Is there a mathematical theory behind why MLP can classify handwritten digits?


I'm trying to really understand how multi-layer perceptrons work. I want to prove mathematically that MLP's can classify handwritten digits. The only thing I really have is that each perceptron can operate exactly like a logical operand, which obviously can classify things, and, with backpropagation and linear classification, it's obvious that, if a certain pattern exists, it'll activate the correct gates in order to classify correctly, but that is not a mathematical proof.


Posted 2020-02-14T19:47:27.067

Reputation: 179

This is probably a special case of the universal approximation theorem. Here is a Wikipedia page about the theorem.

– senderle – 2020-02-14T23:51:27.673



The approximation theorem says you can approximate anything. But this is kind of meaningless in so far as you can do KNN and get an arbitrary approximation of your training data also.
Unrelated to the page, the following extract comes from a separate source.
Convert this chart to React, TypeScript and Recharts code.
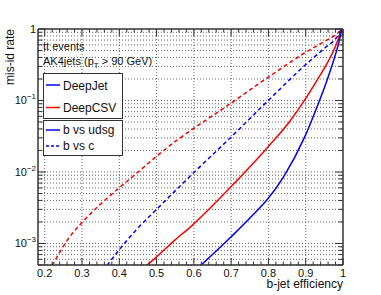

Proving CNN correctly extract features is, I don't think possible. Or if it is, something involving VC theory is probably the best you can do.


Posted 2020-02-14T19:47:27.067

Reputation: 554

The statement "The approximation theorem says you can approximate anything." is false. Which approximation are you talking about? The approximation theorems are usually about approximating continuous functions, which is far from being anything. – nbro – 2020-02-15T12:15:31.427

@nbro OTOH we are only talking about approximation. Obviously continuous functions cannot be discontinuous, but they can approximate many discontinuous functions — probably something like any function with a finite number of discontinuities. That seems to be in agreement with this, for example.

– senderle – 2020-02-16T01:09:57.893